The Hague, Netherlands, The Hague Tribunal

The Philippines has won its arbitration case at the International Court over resource rights in the South China Sea.

The United Nations Arbitral Tribunal issued its decision Tuesday after several months of hearings and lengthy submission of documentation.

China was absent during the proceedings, saying it would “refuse to recognize any negative outcome in the case”.

A statement released to the media by The Hague said: “The Tribunal concluded that there was no legal basis for China to claim historic rights to resources within the sea areas falling within the nine-dash line.”

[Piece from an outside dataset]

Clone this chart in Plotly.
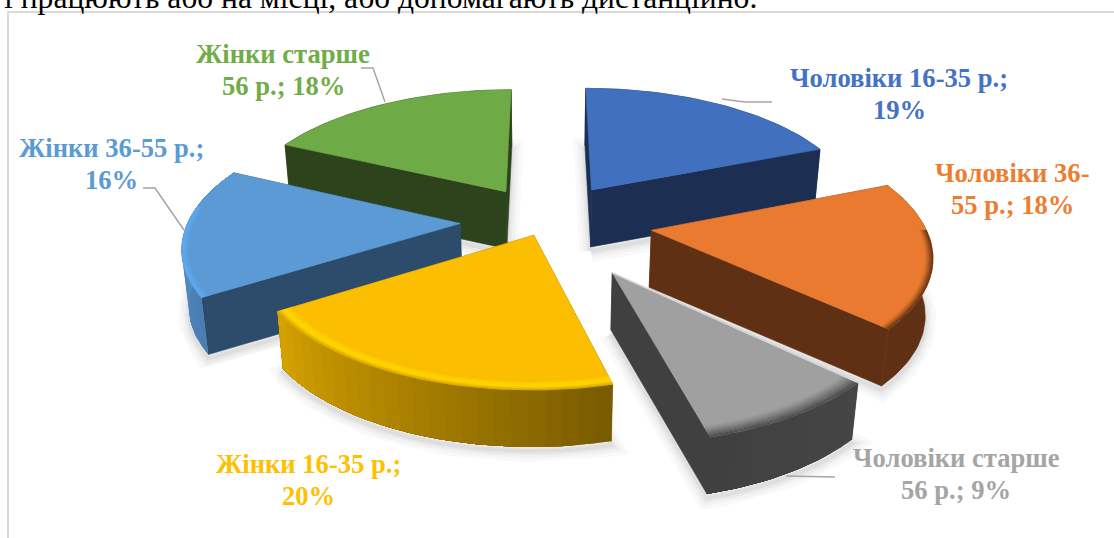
import math
import plotly.graph_objects as go

# ---- data ----
categories = ["Чоловіки 16-35 р.", "Чоловіки 36-55 р.", "Чоловіки старше 56 р.",
              "Жінки 16-35 р.", "Жінки 36-55 р.", "Жінки старше 56 р."]
values = [19, 18, 9, 20, 16, 18]
label_templates = [["Чоловіки 16-35 р.;", "{v}%"], ["Чоловіки 36-", "55 р.; {v}%"],
                   ["Чоловіки старше", "56 р.; {v}%"], ["Жінки 16-35 р.;", "{v}%"],
                   ["Жінки 36-55 р.;", "{v}%"], ["Жінки старше", "56 р.; {v}%"]]
heading = "і працюють або на місці, або допомагають дистанційно."

# ---- style ----
W, H = 1114, 538
explode = [0.31, 0.39, 0.45, 0.12, 0.315, 0.285]
top_col = ["#4170BE", "#E97A30", "#A0A0A0", "#FBBE00", "#5B9AD5", "#6EAA46"]
label_col = ["#4472C4", "#ED7D31", "#A5A5A5", "#FFC000", "#5B9BD5", "#70AD47"]
cut_col = ["#1C2F52", "#5F3013", "#404040", "#8A6800", "#2D4B6B", "#2C431B"]
rim_a = ["#1C2F52", "#5F3013", "#454545", "#7A5C00", "#4A7DB3", "#2C431B"]
rim_b = ["#1C2F52", "#5F3013", "#404040", "#D6A300", "#5B9BD5", "#2C431B"]
bevel = [[], ["#5F3013", "#8F4C1E", "#C0672A", "#E97A30"],
         ["#4A4A4A", "#6A6A6A", "#888888", "#A0A0A0"],
         ["#D8A600", "#FFD800", "#FFD000", "#FBBE00"],
         ["#5FA8EE", "#60A8EE", "#5DA0DD", "#5B9AD5"], []]
bevel_width = [0, 0.03, 0.06, 0.055, 0.03, 0]
label_pos = [(899, 94), (1012, 189), (956, 474), (308, 480), (111, 164), (283, 70)]
leaders = [[(722, 99), (745, 102), (772, 102)],
           [(786, 476), (835, 477)],
           [(143, 188), (155, 188), (184, 230)],
           [(361, 68), (373, 68), (385, 102)]]
paint_order = [0, 5, 1, 4, 2, 3]

CX, CY, S0, B, D, DROP = 546, 221, 272, 126, 6.5, 57


def project(X, Y, down=False):
    w = 1 / (1 - Y / D)
    x = CX + S0 * X * w
    y = CY + B * Y * w
    if down:
        x = CX + (x - CX) * 0.98
        y += DROP
    return x, y


def mix(a, b, t):
    pa = [int(a[i:i + 2], 16) for i in (1, 3, 5)]
    pb = [int(b[i:i + 2], 16) for i in (1, 3, 5)]
    return "#%02X%02X%02X" % tuple(round(p + (q - p) * t) for p, q in zip(pa, pb))


def ramp(stops, t):
    t = min(max(t, 0), 1) * (len(stops) - 1)
    k = min(int(t), len(stops) - 2)
    return mix(stops[k], stops[k + 1], t - k)


total = sum(values)
angles = [0]
for v in values:
    angles.append(angles[-1] + 360 * v / total)

fig = go.Figure()


def poly(pts, color, name, line_w=0.6):
    fig.add_trace(go.Scatter(x=[p[0] for p in pts] + [pts[0][0]],
                             y=[p[1] for p in pts] + [pts[0][1]],
                             mode="lines", fill="toself", fillcolor=color,
                             line=dict(color=color, width=line_w),
                             hoverinfo="skip", showlegend=False, name=name))


def path(pts, color, width, name, opacity=1.0):
    fig.add_trace(go.Scatter(x=[p[0] for p in pts], y=[p[1] for p in pts],
                             mode="lines", line=dict(color=color, width=width),
                             opacity=opacity, hoverinfo="skip",
                             showlegend=False, name=name))


def slice_geom(i):
    a1, a2 = angles[i], angles[i + 1]
    mid = math.radians((a1 + a2) / 2)
    ox, oy = explode[i] * math.sin(mid), -explode[i] * math.cos(mid)
    return a1, a2, ox, oy


def rim_point(ox, oy, deg, r=1.0):
    t = math.radians(deg)
    return ox + r * math.sin(t), oy - r * math.cos(t)


def arc(ox, oy, a1, a2, r=1.0, step=1.5):
    n = max(2, int((a2 - a1) / step) + 1)
    return [rim_point(ox, oy, a1 + (a2 - a1) * k / (n - 1), r) for k in range(n)]


# soft shadows beneath the slices
for i in paint_order:
    a1, a2, ox, oy = slice_geom(i)
    outline = [(ox, oy)] + arc(ox, oy, a1, a2) + [(ox, oy)]
    pts = [project(X, Y, True) for X, Y in outline]
    pts = [(x, y + 4) for x, y in pts]
    for width, alpha in ((22, 0.018), (15, 0.025), (9, 0.03), (4, 0.04)):
        path(pts, "#000000", width, "shadow", alpha)

for i in paint_order:
    a1, a2, ox, oy = slice_geom(i)
    name = categories[i]
    # cut faces
    for deg in (a1, a2):
        e = rim_point(ox, oy, deg)
        poly([project(ox, oy), project(*e), project(*e, True), project(ox, oy, True)],
             cut_col[i], name)
    # outer wall: overlapping pieces carry a gradient without seams
    rim = arc(ox, oy, a1, a2, step=1.5)
    if rim_a[i] == rim_b[i]:
        poly([project(*p) for p in rim] + [project(*p, True) for p in reversed(rim)],
             rim_a[i], name)
    else:
        for k in range(0, len(rim) - 1, 2):
            piece = rim[k:]
            c = mix(rim_a[i], rim_b[i], k / max(1, len(rim) - 2))
            poly([project(*p) for p in piece] + [project(*p, True) for p in reversed(piece)],
                 c, name, line_w=0)
    # top face
    top = [(ox, oy)] + arc(ox, oy, a1, a2)
    poly([project(*p) for p in top], top_col[i], name)
    # rounded front edge: solid bands from the rim inwards
    f1, f2 = max(a1, 90), min(a2, 278)
    if f2 > f1 and bevel[i]:
        bands = 12
        for n in range(bands):
            r1 = 1 - bevel_width[i] * n / bands
            r2 = 1 - bevel_width[i] * (n + 1) / bands
            outer = arc(ox, oy, f1, f2, r1)
            inner = arc(ox, oy, f1, f2, r2)
            poly([project(*p) for p in outer] + [project(*p) for p in reversed(inner)],
                 ramp(bevel[i], n / (bands - 1)), name, line_w=0.4)

# light edge along the grey slice
a1, a2, ox, oy = slice_geom(2)
path([project(ox, oy), project(*rim_point(ox, oy, a1))], "#DADADA", 1.4, categories[2])

for seg in leaders:
    path(seg, "#A5A5A5", 1.5, "leader")

LINE_GAP = 16
for lines, v, col, (lx, ly) in zip(label_templates, values, label_col, label_pos):
    for sign, line in zip((-1, 1), lines):
        fig.add_annotation(x=lx, y=ly + sign * LINE_GAP, text="<b>" + line.format(v=v) + "</b>",
                           showarrow=False, xanchor="center", yanchor="middle", align="center",
                           font=dict(family="Liberation Serif", size=26.6, color=col))

fig.add_annotation(x=2, y=17, text=heading, showarrow=False, xanchor="left", yanchor="bottom",
                   font=dict(family="Liberation Serif", size=31.6, color="#000000"))

fig.add_shape(type="rect", x0=8, y0=12, x1=W + 30, y1=H + 30,
              line=dict(color="#D9D9D9", width=2), layer="below")

fig.update_layout(width=W, height=H, autosize=False, margin=dict(l=0, r=0, t=0, b=0),
                  paper_bgcolor="white", plot_bgcolor="white", showlegend=False,
                  xaxis=dict(range=[0, W], visible=False, fixedrange=True),
                  yaxis=dict(range=[H, 0], visible=False, fixedrange=True))
fig.write_html("out.html", config={"displayModeBar": False},
               post_script="document.body.style.margin='0';document.body.style.overflow='hidden';")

The statement went on to say: “Having found that none of the features claimed by China was capable of generating an exclusive economic zone, the Tribunal found that it could – without delimiting a boundary – declare that certain sea areas are within the exclusive economic zone of the Philippines, because those areas are not overlapped by any possible entitlement of China.”

The findings also noted that China had violated the sovereign right of the Philippines: “Having found that certain areas are within the exclusive economic zone of the Philippines, the Tribunal found that China had violated the Philippines’ sovereign right in its exclusive economic zone by (a) interfering with Philippine fishing and petroleum exploration, (b) constructing artificial islands and (c) failing to prevent Chinese fishermen from fishing in the zone.”

The statement went on to say “The Tribunal further held that Chinese law enforcement vessels had unlawfully created a serious risk of collision when they physically obstructed Philippine vessels.”

China has asserted that is has ‘historic rights’ to the region, claiming the gas and oil rights to the region as their own. Under the ‘nine-dash line’ China attempted to claim nearly the entire area of the South China Sea and even a section of the Philippines’ Exclusive Economic Zone.

Philippines authorities filed the case before The Hague Tribunal in January of 2013 after a tense standoff between Chinese and Philippine ships at Scarborough shoal in April of 2012.

Since the case was filed, China has reclamated several islands, creating runways, lighthouses and other military complex structures.